United Airlines Pilots File Race Discrimination Suit in the Northern District Court of California

United Airlines pilots filed suit in the Northern District Court of California last week, alleging race discrimination in the promotion of pilots and supervisors into management positions, as reported by the Los Angeles Times.
The 24 plaintiffs— 22 captains and 2 operation supervisors—alleged that United Airlines, now owned by United Continental Holdings after its 2010 merger with Continental Airlines, undertook a pattern and practice of discrimination against minority pilots to keep them from positions in the highest level of management. The case, Johnson et. al. v. United Continental Holdings Inc., et. al., is currently being heard in San Francisco by U.S. District Court Judge Donna Ryu, and alleges violation by United of Title VII of the Civil Rights Act of 1964, 24 U.S.C. 1981, and California’s Fair Employment and Housing Act. The United Airlines pilots also put forward harassment and retaliation claims under both the federal and state laws, claiming they faced adverse action after filing their claims.

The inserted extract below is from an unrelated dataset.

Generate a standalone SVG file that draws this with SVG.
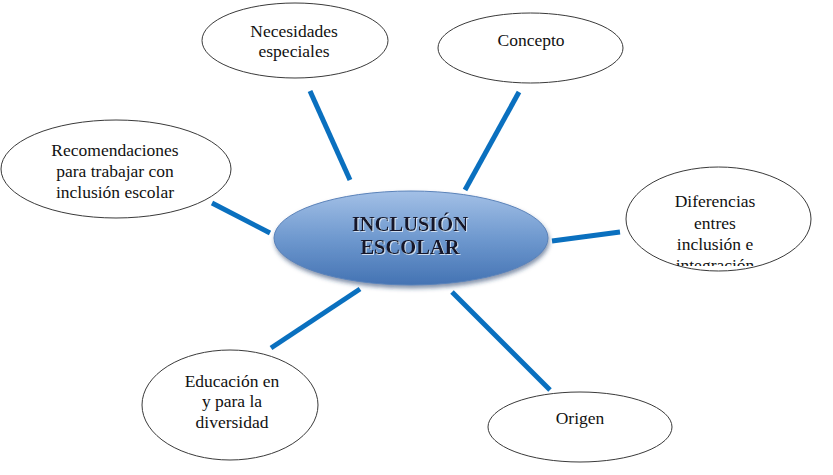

This complaint by the airline pilots presents a good example of the most common evidentiary theories for most race discrimination claims. In their complaint the pilots allege that United Airlines discriminated against minority pilots by disproportionately assigning them to temporary positions, giving them fewer promotions than similarly situated non-minorities, and subjecting them to subjective and arbitrary decision-making. They claim that the discrimination was not accidental, but made up a “pattern” or “practice” of discrimination at the airline. This is one of the major theories of employment discrimination, and would need to be shown by the airline pilots during trial through statistical evidence comparing the percentage of minorities promoted to certain positions to those who were qualified for such a position. As 24 airline pilots have already filed suit, it may not be erroneous to assume that they make up the majority of minority pilots at United Airlines and would represent the group that would be compared to the baseline percentage of qualified minorities.
One of the patterns that the airline pilots allege, the use of subjective and arbitrary decision-making to select persons for promotions, also falls under a second interrelated theory of employment discrimination: that of disparate impact. The pilots here claim that in deciding promotions, United Airlines used interview formats and subjective evaluations that disproportionately adversely affected minority applicants. They also allege that the company did not post promotion announcements, and had a system of “grooming” that selected out minority applicants. To show that the airline’s actions were illegal under a disparate impact theory, the pilots must first demonstrate a disparate impact, which statistics like those above for the pattern and practice theory, may suffice. The airline then can show that the policy was job-related and consistent with business necessity to rebut the prima facie case. If the policy is found to relate to a business necessity, the plaintiffs must then show that there is a less discriminatory alternative available.
While many employers are very familiar with this test for evaluating disparate impact, they may not be aware that subjective evaluations, such as interviewing or other appraisals may be considered a test under disparate impact law and as such subject to the rigorous Duke Power Company standard. Since Watson v. Fort Worth Trust & Bank, such subjective procedures must also pass the above considerations if they disparately affect minority employees. Here the United Airlines pilots claim that the airline acted discriminatorily in not carefully adhering to its stated policies in using subjective criteria, to the detriment of minorities. Following Watson, employers must be careful when using subjective procedures that they are not only consistent with business necessity, but fairly applied. If that means employers must abandon such subjective criteria for more clearly outlined guidelines, then employers must take those steps to ensure that discrimination, whether conscious or otherwise, does not impair the prospects of minority workers.